[研究室ゼミ] 研究テーマ交換プレゼン
ようやく複数回実施して、良さ整理できてきたので改めて(過去の記事はこちら)。
学生さんの様子を見ていると、自身の研究について、そのアイディアを思いついて取り組み始めたときにはオモシロイと思っていたのに、徐々に「あれ?これなにが面白いんだろう」と思ってしまいがちのように思います。また、研究について何度も語っていると、このテーマについて初めて聞くひとの気持ちがだんだんわからなくなり、導入の重要なところを飛ばして説明するようになってしまって、結果的に納得性の低いものになっていたりします。さらに、発表などではついつい自分が苦労したところを重点的に喋りがちで、本当に面白いところを伝えることができてなかったりします。
こういう問題を改善するため、研究テーマ交換プレゼンというのをやっています。
目的
他者に自分の研究をプレゼンしてもらうことによって、自分の研究テーマを客観視し、どこが面白いかを再確認するとともに、どこをどう伝えたらよいかを理解できるようにするため。また、序盤をどう説明するとわかりやすくなるか、どういった情報が欠落しているかを理解できるようにするため。
裏の目的として、他者の研究をプレゼンするときにどんな説明(具体例など)を入れていくと、面白くわかりやすくなるだろうと考え、工夫する力をつけてもらうため。
実施方法
ペアになって、お互いの研究テーマを交換する。過去のスライドや資料などは共有しあい、必要なものを使えるようにし、3時間で5分のプレゼンを用意し、みんなの前で5分でプレゼンしてもらう。質疑はなしで、プレゼンに対するコメントをScrapboxに残すようにする。
ポイントは論文紹介で他者の研究を紹介するような感じではなく、自分の研究であるかのようにプレゼンすること。

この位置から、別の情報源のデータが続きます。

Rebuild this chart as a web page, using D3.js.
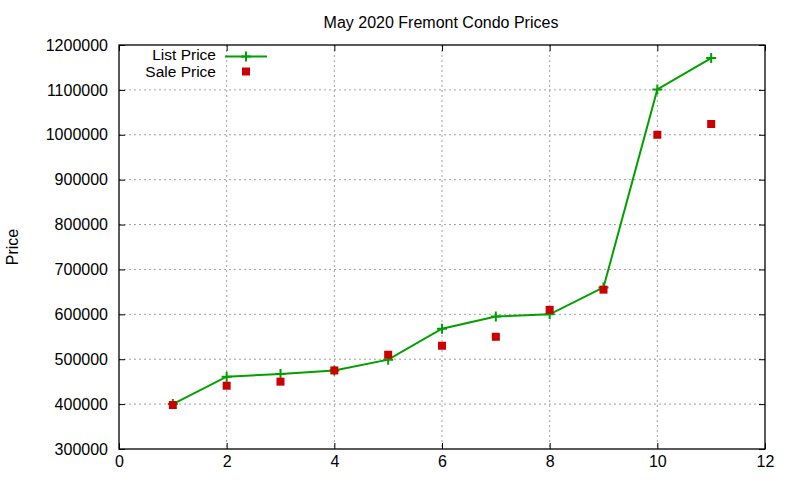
<!DOCTYPE html>
<html>
<head>
<meta charset="utf-8">
<script src="https://cdn.jsdelivr.net/npm/d3@7"></script>
<style>
body { margin: 0; background: #fff; }
text { font-family: "Liberation Sans", Arial, sans-serif; fill: #000; }
</style>
</head>
<body>
<div id="chart"></div>
<script>
// data
var units = [1, 2, 3, 4, 5, 6, 7, 8, 9, 10, 11];
var listPrice = [400000, 461000, 467000, 475000, 499000, 568000, 595000, 600000, 660000, 1101000, 1171000];
var salePrice = [398000, 441000, 450000, 475000, 510000, 530000, 550000, 610000, 655000, 1000000, 1024000];
var xTicks = [0, 2, 4, 6, 8, 10, 12];
var yTicks = [300000, 400000, 500000, 600000, 700000, 800000, 900000, 1000000, 1100000, 1200000];

var margin = {left: 119, right: 35, top: 45, bottom: 31};
var W = 800, H = 480;
var w = W - margin.left - margin.right;
var h = H - margin.top - margin.bottom;

var svg = d3.select("#chart").append("svg")
	.attr("width", W)
	.attr("height", H);

var g = svg.append("g")
	.attr("transform", "translate(" + margin.left + "," + margin.top + ")");

var x = d3.scaleLinear().domain([0, 12]).range([0, w]);
var y = d3.scaleLinear().domain([300000, 1200000]).range([h, 0]);

// grid
g.selectAll("line.gx")
	.data(xTicks.slice(1, -1))
	.enter().append("line")
	.attr("x1", function(d) { return x(d); })
	.attr("x2", function(d) { return x(d); })
	.attr("y1", 0).attr("y2", h)
	.attr("stroke", "#a0a0a0").attr("stroke-width", 1)
	.attr("stroke-dasharray", "2,3");
g.selectAll("line.gy")
	.data(yTicks.slice(1, -1))
	.enter().append("line")
	.attr("y1", function(d) { return y(d); })
	.attr("y2", function(d) { return y(d); })
	.attr("x1", 0).attr("x2", w)
	.attr("stroke", "#a0a0a0").attr("stroke-width", 1)
	.attr("stroke-dasharray", "2,3");

// axes, gnuplot style: ticks point inward, mirrored
function styleAxis(sel) {
	sel.select(".domain").remove();
	sel.selectAll("text").style("font-size", "16px").style("font-family", "Liberation Sans, Arial, sans-serif");
	sel.selectAll("line").attr("stroke", "#000");
}
g.append("g").attr("transform", "translate(0," + h + ")")
	.call(d3.axisBottom(x).tickValues(xTicks).tickSize(-6).tickPadding(7))
	.call(styleAxis);
g.append("g")
	.call(d3.axisTop(x).tickValues(xTicks).tickSize(-6).tickFormat(""))
	.call(styleAxis);
g.append("g")
	.call(d3.axisLeft(y).tickValues(yTicks).tickSize(-6).tickPadding(11).tickFormat(d3.format("d")))
	.call(styleAxis);
g.append("g").attr("transform", "translate(" + w + ",0)")
	.call(d3.axisRight(y).tickValues(yTicks).tickSize(-6).tickFormat(""))
	.call(styleAxis);

g.append("rect")
	.attr("width", w).attr("height", h)
	.attr("fill", "none").attr("stroke", "#000").attr("stroke-width", 1.3);

// list price line
var line = d3.line()
	.x(function(d, i) { return x(units[i]); })
	.y(function(d) { return y(d); });
g.append("path")
	.datum(listPrice)
	.attr("d", line)
	.attr("fill", "none")
	.attr("stroke", "#00a000")
	.attr("stroke-width", 2);

function plus(sel, cx, cy) {
	sel.append("path")
		.attr("d", "M" + (cx - 5) + "," + cy + "H" + (cx + 5) + "M" + cx + "," + (cy - 5) + "V" + (cy + 5))
		.attr("stroke", "#00a000").attr("stroke-width", 2);
}
listPrice.forEach(function(d, i) { plus(g, x(units[i]), y(d)); });

// sale price points
g.selectAll("rect.sale")
	.data(salePrice)
	.enter().append("rect")
	.attr("x", function(d, i) { return x(units[i]) - 4; })
	.attr("y", function(d) { return y(d) - 4; })
	.attr("width", 8).attr("height", 8)
	.attr("fill", "#cc0000");

// legend
var leg = svg.append("g");
leg.append("text").attr("x", 216).attr("y", 60).attr("text-anchor", "end")
	.style("font-size", "15.5px").text("List Price");
leg.append("line").attr("x1", 225).attr("x2", 267).attr("y1", 56.5).attr("y2", 56.5)
	.attr("stroke", "#00a000").attr("stroke-width", 2);
plus(leg, 246, 56.5);
leg.append("text").attr("x", 216).attr("y", 77).attr("text-anchor", "end")
	.style("font-size", "15.5px").text("Sale Price");
leg.append("rect").attr("x", 242).attr("y", 67.5).attr("width", 8).attr("height", 8)
	.attr("fill", "#cc0000");

// title and y label
svg.append("text").attr("x", 441).attr("y", 28).attr("text-anchor", "middle")
	.style("font-size", "16px").text("May 2020 Fremont Condo Prices");
svg.append("text")
	.attr("transform", "translate(18,247) rotate(-90)")
	.attr("text-anchor", "middle")
	.style("font-size", "16px").text("Price");
</script>
</body>
</html>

時間に余裕があれば、その後1時間程度使って自身の研究のプレゼンを一から作り直し、他の人にプレゼンをする。
効果
ひとに自分の研究をプレゼンしてもらうと、特に序盤の説明について「この説明ちゃんとしなきゃだめだったか」とか、「ああ、ここをこんな感じで説明したらわかりやすいのか」とわかるだけでなく、「ここってこんな感じで飛ばしてもいいんだ」という理解に繋がります。また、「こんな感じで結果を見せればわかりやすいんだ!」という気づきにも繋がります。さらに、研究の背景などを説明するときの、そのひとならではの具体例が出てきて、とてもわかりやすくなったりして、それネタとして使わせて!と採用されたりします。
これまでやってきた印象として、研究交換プレゼンをすると、その交換したひとの研究目的までの説明がかなりわかりやすいことが多く、それが本人のプレゼンもよりよくしている感じがします。
最初にも書きましたが、まだ研究歴が浅い学生さんは、研究の過程であれがうまくいかない、これがうまくいかないと色々悩みを抱えがちですし、ミーティングや学会発表などで色々問題を指摘されるため、何が面白いかわからなくなってることってあるあるな話なのだと思います。また、プレゼンの際に過去のスライドをコピペしたり参照しつつ作成することも多く、つぎはぎになってしまって、背景や問題、目的に関する説明にねじれが生じていることもあります。あとプレゼン内容が増えていくと時間内に収めるため色々と削らなければいけませんが、特に導入は自分では何度も何度も喋っているため、ここは不要なのでは?と削られがちで不十分なものになりがちです。
研究交換プレゼンをすると、そういった点が見えてきて、研究やプレゼンをよりよくすることができるのでとてもおすすめです。
なお、研究室内の研究テーマをお互いよく把握できるようになるというのも副次的な効果としてあるようにも思います。